Schiaparelli had no training in the technical skills of pattern making and clothing construction. Her method of approach relied on both impulse of the moment and the serendipitous inspiration as the work progressed. She draped fabric directly on the body, sometimes using herself as the model. This technique followed the lead of Poiret who too had created garments by manipulating and draping. The results appeared uncontrived and wearable.
Whilst in Paris, Schiaparelli - "Schiap" to her friends - began making her own clothes. With encouragement from Poiret, she started her own business but it closed in 1926 despite favourable reviews. She launched a new collection of knitwear in early 1927 using a special double layered stitch created by Armenian refugees and featuring sweaters with surrealist trompe l'oeil images. Although her first designs appeared in Vogue, the business really took off with a pattern that gave the impression of a scarf wrapped around the wearer's neck. The "pour le Sport" collection expanded the following year to include bathing suits, ski-wear, and linen dresses. Schiaparelli added evening wear to her collections in 1931, using the luxury silks of Robert Perrier, and the business went from strength to strength, culminating in a move from Rue de la Paix to acquiring the renowned salon of Louise Chéruit at 21 Place Vendôme, which was rechristened the Schiap Shop.

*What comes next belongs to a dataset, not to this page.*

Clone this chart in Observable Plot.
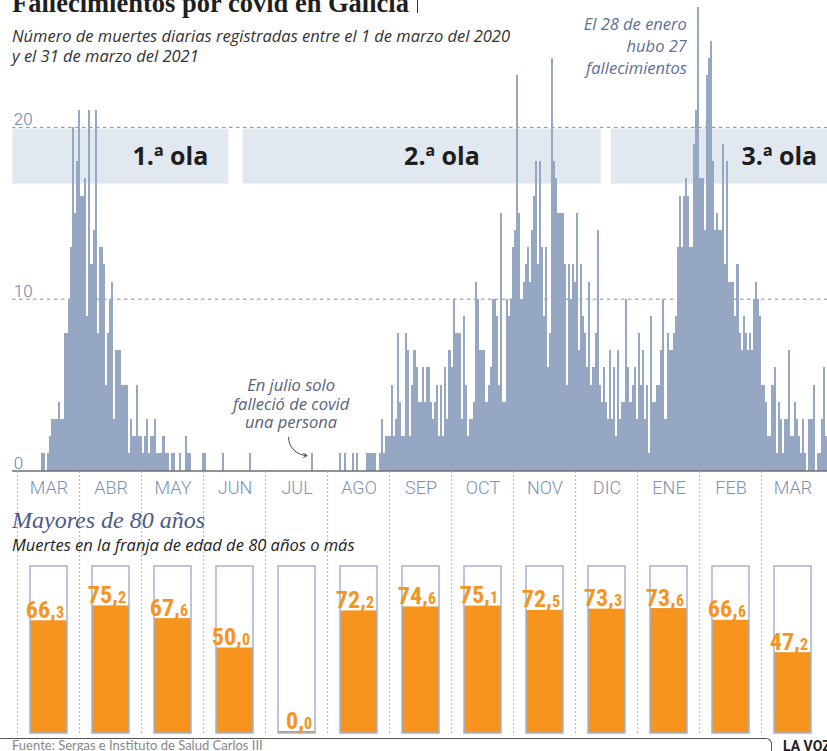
<!DOCTYPE html>
<html><head><meta charset="utf-8">
<script src="https://cdn.jsdelivr.net/npm/d3@7"></script>
<script src="https://cdn.jsdelivr.net/npm/@observablehq/plot@0.6"></script>
<style>
html,body{margin:0;padding:0;background:#fff;overflow:hidden}
#wrap{position:relative;width:827px;height:751px;overflow:hidden;font-family:Lato,sans-serif}
.abs{position:absolute;white-space:nowrap}
#topc{left:0;top:0}
#bottomc{left:0;top:471px}
#title{left:12px;top:-10px;font:700 26.5px/27px "Liberation Serif",serif;color:#1f1f1f;z-index:2}
#title span{display:inline-block;width:1.5px;height:15px;background:#333;margin-left:8px;vertical-align:-1px}
#subtitle{left:12px;top:26px;font:italic 400 16.5px/20px "Open Sans",sans-serif;color:#333;z-index:2}
#sec{left:12px;top:506px;font:italic 400 24px/28px "Liberation Serif",serif;color:#4b5a87;z-index:2}
#secsub{left:12px;top:535px;font:italic 400 16.5px/20px "Open Sans",sans-serif;color:#222;z-index:2}
#source{left:12px;top:738px;font:400 13px/14px Lato,sans-serif;color:#888;z-index:2}
#rule{left:0;top:738px;width:772px;height:20px;border-top:1px solid #555;border-right:1px solid #555;border-top-right-radius:6px;box-sizing:border-box}
#brand{left:783px;top:738px;font:700 14px/16px "Liberation Sans Narrow","Roboto",sans-serif;color:#222}
</style></head>
<body><div id="wrap">
<div id="topc" class="abs"></div>
<div id="bottomc" class="abs"></div>
<div id="title" class="abs">Fallecimientos por covid en Galicia<span></span></div>
<div id="subtitle" class="abs">Número de muertes diarias registradas entre el 1 de marzo del 2020<br>y el 31 de marzo del 2021</div>
<div id="sec" class="abs">Mayores de 80 años</div>
<div id="secsub" class="abs">Muertes en la franja de edad de 80 años o más</div>
<div id="rule" class="abs"></div>
<div id="source" class="abs">Fuente: Sergas e Instituto de Salud Carlos III</div>
<div id="brand" class="abs">LA VOZ</div>
</div>
<script>
// ---------- DATA ----------
const startDate = "2020-03-01";
const endDate = "2021-04-01";
const deaths = [
  // Mar 2020
  0,0,0,0,0,0,0,0,0,0,0,0,0,0,1,1,0,1,2,3,3,3,4,3,3,8,8,10,13,20,15,
  // Apr
  18,21,16,16,17,9,21,12,14,21,8,13,13,12,5,8,10,11,3,7,7,7,5,5,5,1,3,2,2,5,
  // May
  2,2,1,2,3,1,2,2,3,1,1,1,2,1,1,0,1,1,0,0,1,0,0,2,1,1,0,0,0,0,0,
  // Jun
  1,1,0,0,0,0,0,0,0,0,1,0,0,0,0,0,0,0,0,0,0,0,0,1,0,0,0,0,0,0,
  // Jul
  0,0,0,0,0,0,0,0,0,0,0,0,0,0,0,0,0,0,0,0,0,0,0,1,0,0,0,0,0,0,0,
  // Aug
  0,0,0,0,0,0,1,0,1,0,0,0,1,0,1,0,0,0,0,1,1,1,1,1,0,1,3,1,2,2,2,
  // Sep
  5,2,3,8,4,2,2,8,7,2,5,7,6,4,4,6,4,6,6,4,3,4,5,2,5,2,6,3,7,6,
  // Oct
  10,8,8,8,3,9,5,2,3,3,4,11,10,7,7,7,4,5,6,10,10,9,5,15,4,4,10,9,10,13,14,
  // Nov
  23,15,10,11,12,13,11,14,16,18,12,18,13,9,13,6,8,24,18,17,15,15,15,12,5,12,10,12,11,15,
  // Dec
  7,12,9,8,6,11,5,6,8,14,5,4,6,4,3,7,3,6,2,7,3,4,4,10,6,4,5,6,3,8,5,
  // Jan 2021
  7,3,5,1,9,4,4,5,5,7,10,3,8,7,7,8,9,13,16,13,16,17,16,13,13,19,21,27,17,17,14,
  // Feb
  23,24,25,18,14,15,14,14,19,12,18,11,11,11,9,12,8,7,9,8,7,8,7,10,11,10,9,5,
  // Mar
  5,4,2,2,5,6,1,4,3,1,3,3,7,2,2,4,3,2,1,3,1,0,3,3,5,0,1,1,3,6,2
];
const yTicks = [0, 10, 20];
const waveLabels = ["1.ª ola", "2.ª ola", "3.ª ola"];
const waveStarts = ["2020-03-01", "2020-06-21", "2020-12-17"];
const waveEnds = ["2020-06-14", "2020-12-12", "2021-04-01"];
const waveLabelDates = ["2020-06-04", "2020-10-14", "2021-03-27"];
const noteDates = ["2020-07-24", "2021-01-28"];
const noteValues = [1, 27];
const noteTexts = ["En julio solo\nfalleció de covid\nuna persona", "El 28 de enero\nhubo 27\nfallecimientos"];

const monthKeys = ["2020-03","2020-04","2020-05","2020-06","2020-07","2020-08","2020-09","2020-10","2020-11","2020-12","2021-01","2021-02","2021-03"];
const monthLabels = ["MAR","ABR","MAY","JUN","JUL","AGO","SEP","OCT","NOV","DIC","ENE","FEB","MAR"];
const over80 = [66.3, 75.2, 67.6, 50.0, 0.0, 72.2, 74.6, 75.1, 72.5, 73.3, 73.6, 66.6, 47.2];

// ---------- TABLES ----------
const parse = d3.utcParse("%Y-%m-%d");
const t0 = parse(startDate);
const daily = deaths.map((v, i) => ({date: d3.utcDay.offset(t0, i), value: v}));
const waves = waveLabels.map((l, i) => ({label: l, start: parse(waveStarts[i]), end: parse(waveEnds[i]), labelDate: parse(waveLabelDates[i])}));
const notes = noteTexts.map((t, i) => ({date: parse(noteDates[i]), value: noteValues[i], text: t}));
const monthly = monthKeys.map((k, i) => {
  const [a, b] = over80[i].toFixed(1).split(".");
  return {key: k, label: monthLabels[i], pct: over80[i], intPart: a + ",", decPart: b};
});

const condensed = "'Liberation Sans Narrow', 'Roboto Condensed', 'DejaVu Sans Condensed', Roboto, sans-serif";

// ---------- TOP CHART ----------
const topChart = Plot.plot({
  width: 827, height: 475,
  marginLeft: 12, marginRight: 0, marginTop: 0, marginBottom: 0,
  style: {fontFamily: "Lato, sans-serif", background: "transparent", overflow: "visible"},
  x: {type: "utc", domain: [t0, parse(endDate)], range: [12.3, 827], axis: null},
  y: {domain: [0, 27], range: [470.5, 6.6], axis: null},
  marks: [
    Plot.ruleY(yTicks.filter(d => d > 0), {stroke: "#7f90ad", strokeDasharray: "3.5,3.5", strokeWidth: 1}),
    Plot.rect(waves, {x1: "start", x2: "end", y1: () => 16.7, y2: () => 19.9, fill: "#e2e8f0"}),
    Plot.rectY(daily, {x: "date", y: "value", interval: "day", inset: 0, fill: "#96a7c3", shapeRendering: "crispEdges"}),
    Plot.ruleY([0], {stroke: "#6e6e6e", strokeWidth: 1.5}),
    Plot.text(yTicks, {x: () => t0, y: d => d, text: d => String(d), textAnchor: "start", lineAnchor: "bottom", dx: 1, dy: -2, fontSize: 17, fontWeight: 300, fill: "#6b80a6", fontFamily: "Roboto, sans-serif"}),
    Plot.text(waves, {x: "labelDate", y: () => 18.3, text: "label", textAnchor: "end", lineAnchor: "middle", fontSize: 25, fontWeight: 700, fill: "#1e1e1e", fontFamily: "'Open Sans', sans-serif"}),
    Plot.text([notes[0]], {x: "date", y: "value", text: "text", textAnchor: "middle", lineAnchor: "middle", dx: -20, dy: -50, lineHeight: 1.11, fontSize: 16.5, fontStyle: "italic", fill: "#59627a", fontFamily: "'Open Sans', sans-serif"}),
    Plot.arrow([notes[0]], {x1: d => d3.utcDay.offset(d.date, -11), y1: d => d.value + 0.95, x2: d => d3.utcDay.offset(d.date, -2), y2: d => d.value - 0.1, bend: -45, headLength: 6, stroke: "#444", strokeWidth: 1}),
    Plot.text([notes[1]], {x: "date", y: "value", text: "text", textAnchor: "end", lineAnchor: "middle", dx: -11, dy: 38, lineHeight: 1.32, fontSize: 16.5, fontStyle: "italic", fill: "#5d7196", fontFamily: "'Open Sans', sans-serif"})
  ]
});
document.getElementById("topc").appendChild(topChart);

// ---------- BOTTOM CHART ----------
const bottomChart = Plot.plot({
  width: 827, height: 280,
  marginLeft: 0, marginRight: 0, marginTop: 0, marginBottom: 16,
  style: {fontFamily: "Lato, sans-serif", background: "transparent"},
  x: {type: "band", domain: monthKeys, range: [12.3, 828.7], paddingInner: 0.4, paddingOuter: 0.2, axis: null},
  y: {domain: [0, 100], range: [262, 95], axis: null},
  marks: [
    Plot.ruleX(monthKeys, {x: d => d, dx: -31.4, stroke: "#a9b7d2", strokeDasharray: "2,2", strokeWidth: 1}),
    Plot.barY(monthly, {x: "key", y: "pct", fill: "#f7941d", insetTop: -2}),
    Plot.barY(monthly, {x: "key", y: () => 100, fill: "none", stroke: "#a3b4d4", strokeWidth: 1.5}),
    Plot.text(monthly, {x: "key", text: "label", frameAnchor: "top", dy: 17, lineAnchor: "middle", fontSize: 18, fontWeight: 300, fill: "#7b91b5", fontFamily: "Roboto, sans-serif"}),
    Plot.text(monthly, {x: "key", y: "pct", text: "intPart", textAnchor: "end", lineAnchor: "bottom", dx: 7, dy: -5, fontSize: 24, fontWeight: 700, fill: "#f7941d", fontFamily: condensed}),
    Plot.text(monthly, {x: "key", y: "pct", text: "decPart", textAnchor: "start", lineAnchor: "bottom", dx: 7, dy: -5, fontSize: 16, fontWeight: 700, fill: "#f7941d", fontFamily: condensed})
  ]
});
document.getElementById("bottomc").appendChild(bottomChart);
</script>
</body></html>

Colin McDowell noted that by 1939 Schiaparelli was well known enough in intellectual circles to be mentioned as the epitome of modernity by the Irish poet Louis MacNeice. Although McDowell cites MacNeice's reference as from Bagpipe Music, it is actually from stanza XV of Autumn Journal.
A darker tone was set when France declared war on Germany in 1939. Schiaparelli's Spring 1940 collection featured "trench" brown and camouflage print taffetas. Soon after the fall of Paris on 14 June 1940, Schiaparelli sailed to New York for a lecture tour; apart from a few months in Paris in early 1941, she remained in New York City until the end of the war. On her return she found that fashions had changed, with Christian Dior's "New Look" marking a rejection of pre-war fashion. The house of Schiaparelli struggled in the austerity of the post-war period. Schiaparelli discontinued her couture business in 1951, and finally closed down the heavily indebted design house in December 1954, the same year that her great rival Coco Chanel returned to the business.
In 1954, Schiaparelli published her autobiography Shocking Life and then lived out a comfortable retirement between her Paris apartment and house in Tunisia. She died on 13 November 1973 at the age of 83.
Schiaparelli's two granddaughters, from her daughter's marriage to shipping executive Robert L. Berenson, were model Marisa Berenson and photographer Berry Berenson. Both sisters appeared regularly in Vogue in the early 1970s. Berry was married to the actor Anthony Perkins, with whom she had two children, the actor Oz Perkins and the musician Elvis Perkins. In 2014, Marisa collaborated with Hubert de Givenchy to publish the book Elsa Schiaparelli’s Private Album which reproduced photographs from her grandmother's personal archives.